- What to work on -
Without the pictures, set down every line of the data exactly.

- Source excerpt -

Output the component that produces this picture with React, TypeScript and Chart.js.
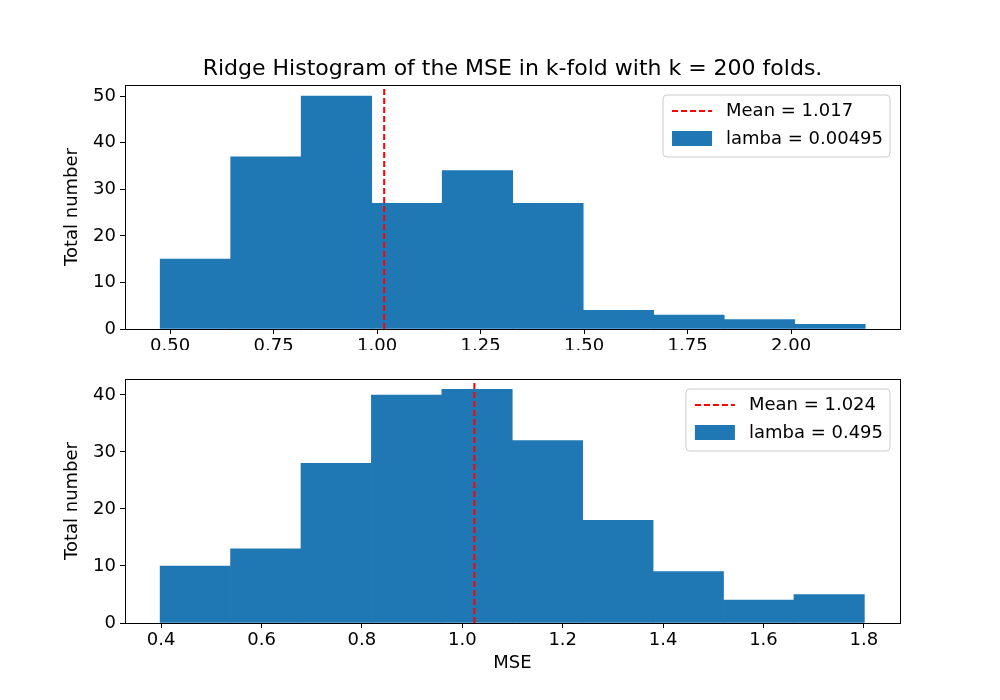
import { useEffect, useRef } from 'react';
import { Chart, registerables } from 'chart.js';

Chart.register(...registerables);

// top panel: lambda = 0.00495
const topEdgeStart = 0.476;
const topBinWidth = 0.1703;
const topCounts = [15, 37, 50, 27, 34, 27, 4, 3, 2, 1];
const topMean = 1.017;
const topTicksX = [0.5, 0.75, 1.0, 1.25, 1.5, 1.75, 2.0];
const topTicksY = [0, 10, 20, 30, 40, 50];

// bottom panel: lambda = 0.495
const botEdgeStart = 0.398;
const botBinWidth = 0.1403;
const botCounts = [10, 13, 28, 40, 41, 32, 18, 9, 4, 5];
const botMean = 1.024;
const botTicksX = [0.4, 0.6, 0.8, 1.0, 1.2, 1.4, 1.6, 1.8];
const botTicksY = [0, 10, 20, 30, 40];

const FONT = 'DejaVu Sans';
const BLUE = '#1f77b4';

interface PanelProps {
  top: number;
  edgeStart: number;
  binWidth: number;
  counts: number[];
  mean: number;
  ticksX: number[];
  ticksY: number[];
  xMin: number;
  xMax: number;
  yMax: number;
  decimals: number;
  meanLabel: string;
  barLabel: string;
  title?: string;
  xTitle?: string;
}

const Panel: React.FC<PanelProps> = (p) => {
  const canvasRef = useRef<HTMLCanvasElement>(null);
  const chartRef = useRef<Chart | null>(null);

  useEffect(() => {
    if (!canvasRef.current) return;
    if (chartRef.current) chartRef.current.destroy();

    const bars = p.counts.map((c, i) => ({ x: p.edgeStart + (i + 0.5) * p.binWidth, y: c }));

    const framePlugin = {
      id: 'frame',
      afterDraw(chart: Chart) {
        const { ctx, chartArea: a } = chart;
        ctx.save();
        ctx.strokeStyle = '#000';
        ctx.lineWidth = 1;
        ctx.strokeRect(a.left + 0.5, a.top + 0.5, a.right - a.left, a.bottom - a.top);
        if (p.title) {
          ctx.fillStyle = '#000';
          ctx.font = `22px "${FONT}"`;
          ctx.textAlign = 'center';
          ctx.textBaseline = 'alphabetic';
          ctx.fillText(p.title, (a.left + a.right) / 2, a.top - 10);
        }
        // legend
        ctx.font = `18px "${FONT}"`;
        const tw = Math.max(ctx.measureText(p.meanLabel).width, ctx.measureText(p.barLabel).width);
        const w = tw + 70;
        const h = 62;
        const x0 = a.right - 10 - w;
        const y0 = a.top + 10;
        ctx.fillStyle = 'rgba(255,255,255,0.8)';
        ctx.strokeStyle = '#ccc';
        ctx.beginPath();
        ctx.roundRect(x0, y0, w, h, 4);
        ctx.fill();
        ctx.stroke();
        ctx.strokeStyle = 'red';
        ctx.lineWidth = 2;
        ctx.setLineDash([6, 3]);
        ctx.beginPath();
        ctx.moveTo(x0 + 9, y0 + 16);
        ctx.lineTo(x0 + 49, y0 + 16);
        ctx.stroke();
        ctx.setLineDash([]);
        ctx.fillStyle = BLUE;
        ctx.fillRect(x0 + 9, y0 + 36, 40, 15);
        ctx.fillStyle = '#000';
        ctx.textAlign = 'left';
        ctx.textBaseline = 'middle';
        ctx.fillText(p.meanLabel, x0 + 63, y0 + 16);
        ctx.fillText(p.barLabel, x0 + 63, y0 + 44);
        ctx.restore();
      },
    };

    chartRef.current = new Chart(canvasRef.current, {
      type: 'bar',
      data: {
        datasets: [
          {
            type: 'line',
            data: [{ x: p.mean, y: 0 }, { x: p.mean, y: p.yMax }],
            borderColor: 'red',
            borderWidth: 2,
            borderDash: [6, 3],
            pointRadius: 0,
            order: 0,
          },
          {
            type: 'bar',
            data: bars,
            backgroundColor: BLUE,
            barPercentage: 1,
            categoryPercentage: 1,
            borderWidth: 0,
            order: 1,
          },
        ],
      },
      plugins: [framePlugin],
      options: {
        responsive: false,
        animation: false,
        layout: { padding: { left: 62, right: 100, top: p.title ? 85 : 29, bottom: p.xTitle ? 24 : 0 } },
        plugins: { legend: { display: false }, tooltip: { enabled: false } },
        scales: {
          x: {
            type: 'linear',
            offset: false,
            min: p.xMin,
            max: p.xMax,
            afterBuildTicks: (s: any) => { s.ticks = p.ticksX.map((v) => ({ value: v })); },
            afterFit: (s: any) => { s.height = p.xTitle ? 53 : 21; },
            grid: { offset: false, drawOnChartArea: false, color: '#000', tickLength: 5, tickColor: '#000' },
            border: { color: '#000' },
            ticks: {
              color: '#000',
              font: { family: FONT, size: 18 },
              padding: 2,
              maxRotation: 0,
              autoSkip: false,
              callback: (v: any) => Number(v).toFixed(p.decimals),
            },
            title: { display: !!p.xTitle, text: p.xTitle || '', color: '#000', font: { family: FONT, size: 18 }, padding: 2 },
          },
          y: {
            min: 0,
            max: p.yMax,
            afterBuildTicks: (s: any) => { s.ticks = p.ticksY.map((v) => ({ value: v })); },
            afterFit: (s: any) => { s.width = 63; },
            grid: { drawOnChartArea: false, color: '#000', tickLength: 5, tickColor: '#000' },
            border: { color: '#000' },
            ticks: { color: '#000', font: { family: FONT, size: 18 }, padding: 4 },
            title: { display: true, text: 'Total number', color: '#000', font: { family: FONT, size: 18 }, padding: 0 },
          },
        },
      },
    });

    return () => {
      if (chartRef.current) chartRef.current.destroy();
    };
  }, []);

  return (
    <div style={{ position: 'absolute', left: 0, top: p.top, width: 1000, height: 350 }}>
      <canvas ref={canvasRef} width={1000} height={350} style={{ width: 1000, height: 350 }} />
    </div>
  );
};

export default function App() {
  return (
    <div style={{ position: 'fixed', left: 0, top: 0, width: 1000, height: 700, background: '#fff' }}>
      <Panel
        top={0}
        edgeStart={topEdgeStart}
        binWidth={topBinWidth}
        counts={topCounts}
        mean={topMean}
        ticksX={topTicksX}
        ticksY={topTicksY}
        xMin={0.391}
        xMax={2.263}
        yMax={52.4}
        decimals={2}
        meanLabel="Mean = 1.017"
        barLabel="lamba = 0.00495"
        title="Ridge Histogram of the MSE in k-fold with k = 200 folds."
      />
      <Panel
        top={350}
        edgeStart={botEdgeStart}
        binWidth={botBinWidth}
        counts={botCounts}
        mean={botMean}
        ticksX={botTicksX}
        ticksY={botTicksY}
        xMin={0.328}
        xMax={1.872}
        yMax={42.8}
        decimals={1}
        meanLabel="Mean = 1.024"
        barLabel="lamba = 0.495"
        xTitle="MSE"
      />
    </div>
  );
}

- Result of this exercise -
Output the component that produces this picture with React, TypeScript and Chart.js.
import { useEffect, useRef } from 'react';
import { Chart, registerables } from 'chart.js';

Chart.register(...registerables);

// top panel: lambda = 0.00495
const topEdgeStart = 0.476;
const topBinWidth = 0.1703;
const topCounts = [15, 37, 50, 27, 34, 27, 4, 3, 2, 1];
const topMean = 1.017;
const topTicksX = [0.5, 0.75, 1.0, 1.25, 1.5, 1.75, 2.0];
const topTicksY = [0, 10, 20, 30, 40, 50];

// bottom panel: lambda = 0.495
const botEdgeStart = 0.398;
const botBinWidth = 0.1403;
const botCounts = [10, 13, 28, 40, 41, 32, 18, 9, 4, 5];
const botMean = 1.024;
const botTicksX = [0.4, 0.6, 0.8, 1.0, 1.2, 1.4, 1.6, 1.8];
const botTicksY = [0, 10, 20, 30, 40];

const FONT = 'DejaVu Sans';
const BLUE = '#1f77b4';

interface PanelProps {
  top: number;
  edgeStart: number;
  binWidth: number;
  counts: number[];
  mean: number;
  ticksX: number[];
  ticksY: number[];
  xMin: number;
  xMax: number;
  yMax: number;
  decimals: number;
  meanLabel: string;
  barLabel: string;
  title?: string;
  xTitle?: string;
}

const Panel: React.FC<PanelProps> = (p) => {
  const canvasRef = useRef<HTMLCanvasElement>(null);
  const chartRef = useRef<Chart | null>(null);

  useEffect(() => {
    if (!canvasRef.current) return;
    if (chartRef.current) chartRef.current.destroy();

    const bars = p.counts.map((c, i) => ({ x: p.edgeStart + (i + 0.5) * p.binWidth, y: c }));

    const framePlugin = {
      id: 'frame',
      afterDraw(chart: Chart) {
        const { ctx, chartArea: a } = chart;
        ctx.save();
        ctx.strokeStyle = '#000';
        ctx.lineWidth = 1;
        ctx.strokeRect(a.left + 0.5, a.top + 0.5, a.right - a.left, a.bottom - a.top);
        if (p.title) {
          ctx.fillStyle = '#000';
          ctx.font = `22px "${FONT}"`;
          ctx.textAlign = 'center';
          ctx.textBaseline = 'alphabetic';
          ctx.fillText(p.title, (a.left + a.right) / 2, a.top - 10);
        }
        // legend
        ctx.font = `18px "${FONT}"`;
        const tw = Math.max(ctx.measureText(p.meanLabel).width, ctx.measureText(p.barLabel).width);
        const w = tw + 70;
        const h = 62;
        const x0 = a.right - 10 - w;
        const y0 = a.top + 10;
        ctx.fillStyle = 'rgba(255,255,255,0.8)';
        ctx.strokeStyle = '#ccc';
        ctx.beginPath();
        ctx.roundRect(x0, y0, w, h, 4);
        ctx.fill();
        ctx.stroke();
        ctx.strokeStyle = 'red';
        ctx.lineWidth = 2;
        ctx.setLineDash([6, 3]);
        ctx.beginPath();
        ctx.moveTo(x0 + 9, y0 + 16);
        ctx.lineTo(x0 + 49, y0 + 16);
        ctx.stroke();
        ctx.setLineDash([]);
        ctx.fillStyle = BLUE;
        ctx.fillRect(x0 + 9, y0 + 36, 40, 15);
        ctx.fillStyle = '#000';
        ctx.textAlign = 'left';
        ctx.textBaseline = 'middle';
        ctx.fillText(p.meanLabel, x0 + 63, y0 + 16);
        ctx.fillText(p.barLabel, x0 + 63, y0 + 44);
        ctx.restore();
      },
    };

    chartRef.current = new Chart(canvasRef.current, {
      type: 'bar',
      data: {
        datasets: [
          {
            type: 'line',
            data: [{ x: p.mean, y: 0 }, { x: p.mean, y: p.yMax }],
            borderColor: 'red',
            borderWidth: 2,
            borderDash: [6, 3],
            pointRadius: 0,
            order: 0,
          },
          {
            type: 'bar',
            data: bars,
            backgroundColor: BLUE,
            barPercentage: 1,
            categoryPercentage: 1,
            borderWidth: 0,
            order: 1,
          },
        ],
      },
      plugins: [framePlugin],
      options: {
        responsive: false,
        animation: false,
        layout: { padding: { left: 62, right: 100, top: p.title ? 85 : 29, bottom: p.xTitle ? 24 : 0 } },
        plugins: { legend: { display: false }, tooltip: { enabled: false } },
        scales: {
          x: {
            type: 'linear',
            offset: false,
            min: p.xMin,
            max: p.xMax,
            afterBuildTicks: (s: any) => { s.ticks = p.ticksX.map((v) => ({ value: v })); },
            afterFit: (s: any) => { s.height = p.xTitle ? 53 : 21; },
            grid: { offset: false, drawOnChartArea: false, color: '#000', tickLength: 5, tickColor: '#000' },
            border: { color: '#000' },
            ticks: {
              color: '#000',
              font: { family: FONT, size: 18 },
              padding: 2,
              maxRotation: 0,
              autoSkip: false,
              callback: (v: any) => Number(v).toFixed(p.decimals),
            },
            title: { display: !!p.xTitle, text: p.xTitle || '', color: '#000', font: { family: FONT, size: 18 }, padding: 2 },
          },
          y: {
            min: 0,
            max: p.yMax,
            afterBuildTicks: (s: any) => { s.ticks = p.ticksY.map((v) => ({ value: v })); },
            afterFit: (s: any) => { s.width = 63; },
            grid: { drawOnChartArea: false, color: '#000', tickLength: 5, tickColor: '#000' },
            border: { color: '#000' },
            ticks: { color: '#000', font: { family: FONT, size: 18 }, padding: 4 },
            title: { display: true, text: 'Total number', color: '#000', font: { family: FONT, size: 18 }, padding: 0 },
          },
        },
      },
    });

    return () => {
      if (chartRef.current) chartRef.current.destroy();
    };
  }, []);

  return (
    <div style={{ position: 'absolute', left: 0, top: p.top, width: 1000, height: 350 }}>
      <canvas ref={canvasRef} width={1000} height={350} style={{ width: 1000, height: 350 }} />
    </div>
  );
};

export default function App() {
  return (
    <div style={{ position: 'fixed', left: 0, top: 0, width: 1000, height: 700, background: '#fff' }}>
      <Panel
        top={0}
        edgeStart={topEdgeStart}
        binWidth={topBinWidth}
        counts={topCounts}
        mean={topMean}
        ticksX={topTicksX}
        ticksY={topTicksY}
        xMin={0.391}
        xMax={2.263}
        yMax={52.4}
        decimals={2}
        meanLabel="Mean = 1.017"
        barLabel="lamba = 0.00495"
        title="Ridge Histogram of the MSE in k-fold with k = 200 folds."
      />
      <Panel
        top={350}
        edgeStart={botEdgeStart}
        binWidth={botBinWidth}
        counts={botCounts}
        mean={botMean}
        ticksX={botTicksX}
        ticksY={botTicksY}
        xMin={0.328}
        xMax={1.872}
        yMax={42.8}
        decimals={1}
        meanLabel="Mean = 1.024"
        barLabel="lamba = 0.495"
        xTitle="MSE"
      />
    </div>
  );
}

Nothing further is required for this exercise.